Distance Learning on the Rise at Kent State
More students taking classes online than ever before
More students are going to class by turning on their home computer instead of walking into a lecture hall at Kent State University.
In two years, the number of students participating in distance learning courses has nearly doubled from about 6,900 in 2010 to 12,359 in 2012.
"About one in every three students is taking an online course each semester,” Kent State University President Lester Lefton said. “That’s a lot of students taking a lot of courses."
Lefton presented an update on distance learning to the university's board of trustees last week. Almost every metric he presented showed an increase in enrollment in online courses.
In fall 2010, the university offered 272 unique courses online. Now, Kent State offers 428.
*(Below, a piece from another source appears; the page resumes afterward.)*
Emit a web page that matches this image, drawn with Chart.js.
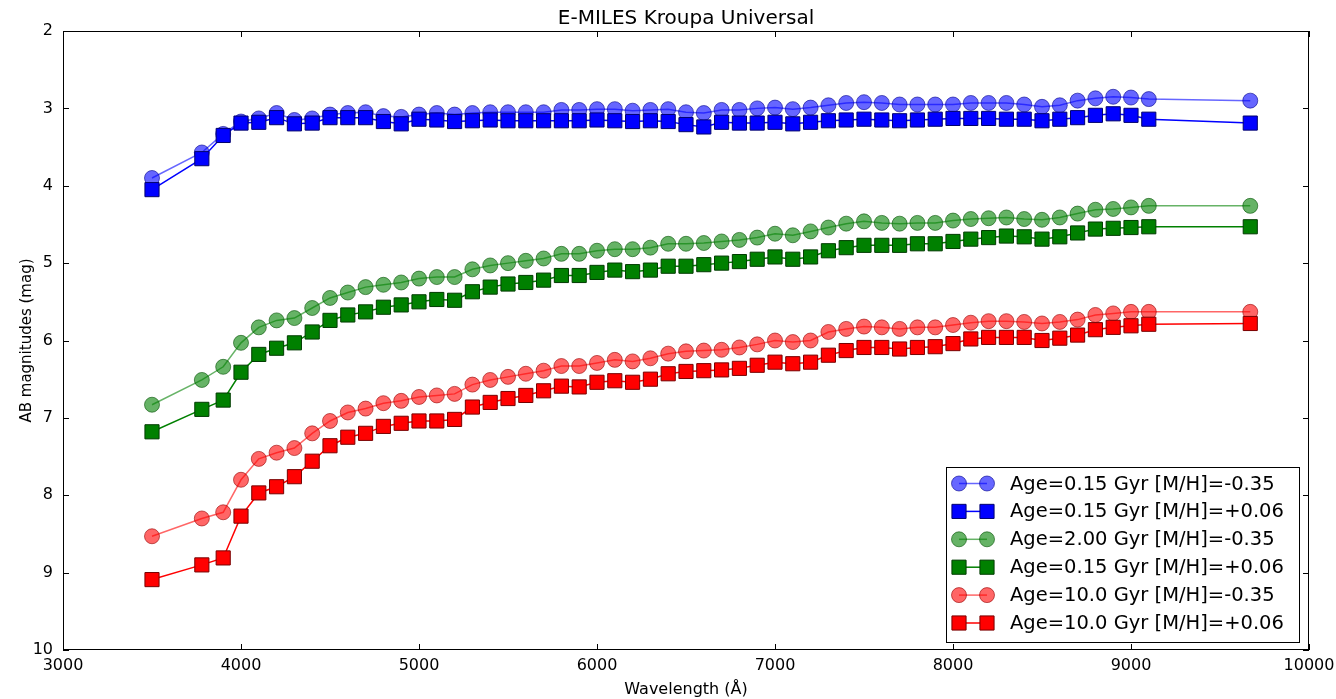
<!DOCTYPE html>
<html>
<head>
<meta charset="utf-8">
<script src="https://cdn.jsdelivr.net/npm/chart.js@4.4.1/dist/chart.umd.min.js"></script>
<style>
  body { margin: 0; background: #fff; }
  #wrap { width: 1336px; height: 699px; }
</style>
</head>
<body>
<div id="wrap"><canvas id="magChart"></canvas></div>
<script>
// wavelengths in Angstrom
const wavelength = [3500, 3780, 3900, 4000, 4100, 4200, 4300, 4400, 4500, 4600, 4700, 4800, 4900, 5000,
  5100, 5200, 5300, 5400, 5500, 5600, 5700, 5800, 5900, 6000, 6100, 6200, 6300, 6400, 6500, 6600,
  6700, 6800, 6900, 7000, 7100, 7200, 7300, 7400, 7500, 7600, 7700, 7800, 7900, 8000, 8100, 8200,
  8300, 8400, 8500, 8600, 8700, 8800, 8900, 9000, 9100, 9670];

const young_low = [3.90, 3.57, 3.33, 3.17, 3.13, 3.06, 3.15, 3.13, 3.08, 3.06, 3.05, 3.10, 3.11, 3.08,
  3.06, 3.08, 3.06, 3.05, 3.05, 3.05, 3.05, 3.02, 3.02, 3.01, 3.01, 3.03, 3.02, 3.01, 3.05, 3.06,
  3.02, 3.02, 3.00, 2.99, 3.01, 2.99, 2.96, 2.93, 2.92, 2.93, 2.95, 2.95, 2.95, 2.95, 2.93, 2.93,
  2.93, 2.95, 2.98, 2.96, 2.90, 2.87, 2.85, 2.86, 2.88, 2.90];
const young_high = [4.05, 3.65, 3.35, 3.19, 3.18, 3.12, 3.20, 3.19, 3.12, 3.12, 3.12, 3.17, 3.20, 3.14,
  3.15, 3.17, 3.16, 3.15, 3.16, 3.16, 3.16, 3.16, 3.16, 3.15, 3.16, 3.17, 3.16, 3.17, 3.21, 3.24,
  3.18, 3.19, 3.19, 3.18, 3.20, 3.18, 3.16, 3.15, 3.14, 3.15, 3.16, 3.15, 3.14, 3.13, 3.13, 3.13,
  3.14, 3.14, 3.16, 3.14, 3.12, 3.09, 3.07, 3.09, 3.14, 3.19];
const mid_low = [6.83, 6.51, 6.34, 6.03, 5.83, 5.74, 5.71, 5.58, 5.45, 5.38, 5.31, 5.28, 5.25, 5.20,
  5.18, 5.18, 5.08, 5.03, 5.00, 4.97, 4.94, 4.88, 4.88, 4.84, 4.82, 4.82, 4.80, 4.75, 4.75, 4.74,
  4.72, 4.70, 4.67, 4.62, 4.64, 4.59, 4.54, 4.49, 4.46, 4.48, 4.49, 4.48, 4.48, 4.45, 4.43, 4.42,
  4.41, 4.43, 4.44, 4.41, 4.36, 4.31, 4.30, 4.28, 4.26, 4.26];
const mid_high = [7.18, 6.89, 6.77, 6.41, 6.18, 6.10, 6.03, 5.89, 5.74, 5.67, 5.63, 5.57, 5.54, 5.50,
  5.47, 5.48, 5.37, 5.31, 5.27, 5.25, 5.22, 5.16, 5.16, 5.12, 5.09, 5.11, 5.09, 5.04, 5.04, 5.02,
  5.00, 4.98, 4.95, 4.92, 4.95, 4.92, 4.84, 4.80, 4.77, 4.77, 4.77, 4.75, 4.75, 4.72, 4.69, 4.67,
  4.65, 4.66, 4.69, 4.66, 4.61, 4.56, 4.55, 4.54, 4.53, 4.53];
const old_low = [8.53, 8.30, 8.22, 7.80, 7.53, 7.45, 7.39, 7.20, 7.04, 6.93, 6.88, 6.81, 6.78, 6.73,
  6.71, 6.69, 6.57, 6.51, 6.47, 6.43, 6.39, 6.33, 6.33, 6.29, 6.25, 6.27, 6.23, 6.17, 6.14, 6.13,
  6.12, 6.09, 6.05, 6.00, 6.02, 6.00, 5.89, 5.85, 5.82, 5.83, 5.85, 5.83, 5.83, 5.80, 5.77, 5.75,
  5.75, 5.76, 5.78, 5.76, 5.73, 5.67, 5.65, 5.63, 5.63, 5.63];
const old_high = [9.09, 8.90, 8.81, 8.27, 7.97, 7.89, 7.76, 7.56, 7.36, 7.25, 7.20, 7.11, 7.07, 7.04,
  7.04, 7.02, 6.86, 6.80, 6.75, 6.71, 6.65, 6.59, 6.60, 6.54, 6.52, 6.54, 6.50, 6.43, 6.40, 6.39,
  6.38, 6.36, 6.32, 6.28, 6.30, 6.28, 6.19, 6.13, 6.09, 6.09, 6.11, 6.09, 6.08, 6.04, 5.98, 5.96,
  5.96, 5.96, 6.00, 5.97, 5.93, 5.86, 5.83, 5.81, 5.79, 5.78];

const seriesLabels = [
  'Age=0.15 Gyr [M/H]=-0.35',
  'Age=0.15 Gyr [M/H]=+0.06',
  'Age=2.00 Gyr [M/H]=-0.35',
  'Age=0.15 Gyr [M/H]=+0.06',
  'Age=10.0 Gyr [M/H]=-0.35',
  'Age=10.0 Gyr [M/H]=+0.06'
];
const xTicks = [3000, 4000, 5000, 6000, 7000, 8000, 9000, 10000];
const yTicks = [2, 3, 4, 5, 6, 7, 8, 9, 10];

const FONT = "'DejaVu Sans', sans-serif";

function toPoints(ys) {
  return wavelength.map((w, i) => ({ x: w, y: ys[i] }));
}

// circles are half transparent, squares are solid (like alpha=0.6 in matplotlib)
function makeSet(idx, ys, rgb, edge, square) {
  const a = square ? 1 : 0.6;
  const col = `rgba(${rgb},${a})`;
  return {
    label: seriesLabels[idx],
    data: toPoints(ys),
    borderColor: col,
    borderWidth: 1.5,
    backgroundColor: col,
    pointStyle: square ? 'rect' : 'circle',
    pointRadius: square ? 10 : 7.5,
    pointBackgroundColor: col,
    pointBorderColor: `rgba(${edge},${a})`,
    pointBorderWidth: 1,
    tension: 0,
    order: 6 - idx
  };
}

const datasets = [
  makeSet(0, young_low, '0,0,255', '0,0,140', false),
  makeSet(1, young_high, '0,0,255', '0,0,110', true),
  makeSet(2, mid_low, '0,128,0', '0,80,0', false),
  makeSet(3, mid_high, '0,128,0', '0,60,0', true),
  makeSet(4, old_low, '255,0,0', '150,0,0', false),
  makeSet(5, old_high, '255,0,0', '120,0,0', true)
];

// frame, inward ticks, title and legend box drawn on top
const framePlugin = {
  id: 'frame',
  afterDraw(chart) {
    const ctx = chart.ctx;
    const a = chart.chartArea;
    const xs = chart.scales.x, ys = chart.scales.y;
    ctx.save();
    ctx.strokeStyle = '#000';
    ctx.lineWidth = 1;
    ctx.strokeRect(a.left + 0.5, a.top + 0.5, a.right - a.left - 1, a.bottom - a.top - 1);
    ctx.beginPath();
    xTicks.forEach(v => {
      const px = Math.round(xs.getPixelForValue(v)) + 0.5;
      ctx.moveTo(px, a.bottom); ctx.lineTo(px, a.bottom - 6);
      ctx.moveTo(px, a.top); ctx.lineTo(px, a.top + 6);
    });
    yTicks.forEach(v => {
      const py = Math.round(ys.getPixelForValue(v)) + 0.5;
      ctx.moveTo(a.left, py); ctx.lineTo(a.left + 6, py);
      ctx.moveTo(a.right, py); ctx.lineTo(a.right - 6, py);
    });
    ctx.stroke();

    // title
    ctx.fillStyle = '#000';
    ctx.font = `20px ${FONT}`;
    ctx.textAlign = 'center';
    ctx.textBaseline = 'alphabetic';
    ctx.fillText('E-MILES Kroupa Universal', (a.left + a.right) / 2, a.top - 7);

    // legend
    const bw = 353, bh = 175;
    const bx = a.right - 10 - bw, by = a.bottom - 8 - bh;
    ctx.fillStyle = '#fff';
    ctx.fillRect(bx, by, bw, bh);
    ctx.strokeRect(bx + 0.5, by + 0.5, bw, bh);
    ctx.font = `19.5px ${FONT}`;
    ctx.textAlign = 'left';
    ctx.textBaseline = 'middle';
    chart.data.datasets.forEach((ds, i) => {
      const ry = by + 16.5 + i * 27.9;
      const x1 = bx + 13, x2 = bx + 41;
      ctx.strokeStyle = ds.borderColor;
      ctx.lineWidth = 1.5;
      ctx.beginPath();
      ctx.moveTo(x1, ry); ctx.lineTo(x2, ry);
      ctx.stroke();
      ctx.fillStyle = ds.pointBackgroundColor;
      ctx.strokeStyle = ds.pointBorderColor;
      ctx.lineWidth = 1;
      [x1, x2].forEach(px => {
        Chart.helpers.drawPoint(ctx, {
          pointStyle: ds.pointStyle, radius: ds.pointRadius, rotation: 0, borderWidth: 1
        }, px, ry);
      });
      ctx.fillStyle = '#000';
      ctx.fillText(ds.label, bx + 64, ry + 1);
    });
    ctx.restore();
  }
};

new Chart(document.getElementById('magChart'), {
  type: 'line',
  data: { datasets: datasets },
  options: {
    responsive: true,
    maintainAspectRatio: false,
    animation: false,
    layout: { padding: { top: 31, right: 27, left: 0, bottom: 0 } },
    plugins: {
      legend: { display: false },
      tooltip: { enabled: false },
      title: { display: false }
    },
    scales: {
      x: {
        type: 'linear',
        min: 3000,
        max: 10000,
        afterFit: s => { s.height = 49; s.paddingLeft = 0; s.paddingRight = 0; },
        afterBuildTicks: s => { s.ticks = xTicks.map(v => ({ value: v })); },
        ticks: {
          color: '#000', font: { family: FONT, size: 16 }, padding: 6, maxRotation: 0,
          callback: v => String(v)
        },
        grid: { display: false, drawTicks: false },
        border: { display: false },
        title: {
          display: true, text: 'Wavelength (Å)', color: '#000',
          font: { family: FONT, size: 16 }, padding: { top: 0, bottom: 0 }
        }
      },
      y: {
        reverse: true,
        min: 2,
        max: 10,
        afterFit: s => { s.width = 63; s.paddingTop = 0; s.paddingBottom = 0; },
        afterBuildTicks: s => { s.ticks = yTicks.map(v => ({ value: v })); },
        ticks: { color: '#000', font: { family: FONT, size: 16 }, padding: 10 },
        grid: { display: false, drawTicks: false },
        border: { display: false },
        title: {
          display: true, text: 'AB magnitudes (mag)', color: '#000',
          font: { family: FONT, size: 15 }, padding: { top: 18, bottom: 0 }
        }
      }
    }
  },
  plugins: [framePlugin]
});
</script>
</body>
</html>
The percentage of hours taken online by students rose from 9 percent in fall 2011 to 32 percent in the summer of 2011 and 12 percent this spring.
"One way or another, at their own place at their own pace, maybe never even getting out of their pajamas, they can take an online course that counts fully towards their academic degree," Lefton said.
The university is pushing to increase its online course offerings for several reasons.
Lefton said the online courses offer greater flexibility for a student in terms of attendance. Plus, some traditional courses may fill up, but if a student can enroll in an online option it could save them from having to enroll an extra semester for a single class.
"A key to me … is it allows students to complete their degrees in a timely fashion," he said.
Technologically, online courses allow instructors to interact asychronously with all the students and use more advanced, digital tools.
The online courses also mean greater opportunities for the university to attract new students and new, incremental revenue. Instead of teaching 20 students, a professor could teach 200 or 2,000, Lefton said.
"It takes the reach of Kent State beyond Portage County and reaches it to all of Ohio, all over the country, and indeed all over the world,” he said.
As a result, the university is investing in four areas of distance learning:
- Graduate programs and higher demand professional career areas
- By 2015, 50 "Kent Core" (mostly introductory) courses will be available online
- High volume undergraduate programs such as journalism and marketing
- Matching quality of distance learning courses with traditional courses
Rick Rubin, associate provost at Kent State, said there has been some push back from faculty on teaching online courses.
"I think the issue of resistance is there, but it is rapidly declining," Rubin said.
More than 350 faculty are teaching at least one online course this spring, he said. Of those, 220 are full-time faculty members.
“As faculty get involved in this, they find it an enriching experience," Rubin said.
Another potential problem is the sheer cost.
Lefton said distance learning courses cost 9 percent more to offer than a traditional brick-and-mortar course in front of a live instructor. But he said university administrators view it as a worthwhile effort in terms of retention, flexibility, keeping students on track and attracting new students.
Kent State may want to increase its online course offerings, but Lefton said they want to strike a balance between traditional and online classes.
"We don’t want to turn this into the University of Phoenix," he said, referring to the school that offers wholly online degree programs. "No more than 30 percent of a student’s credit hours should come from online courses. That’s not a hard and fixed judgment, but we can control that."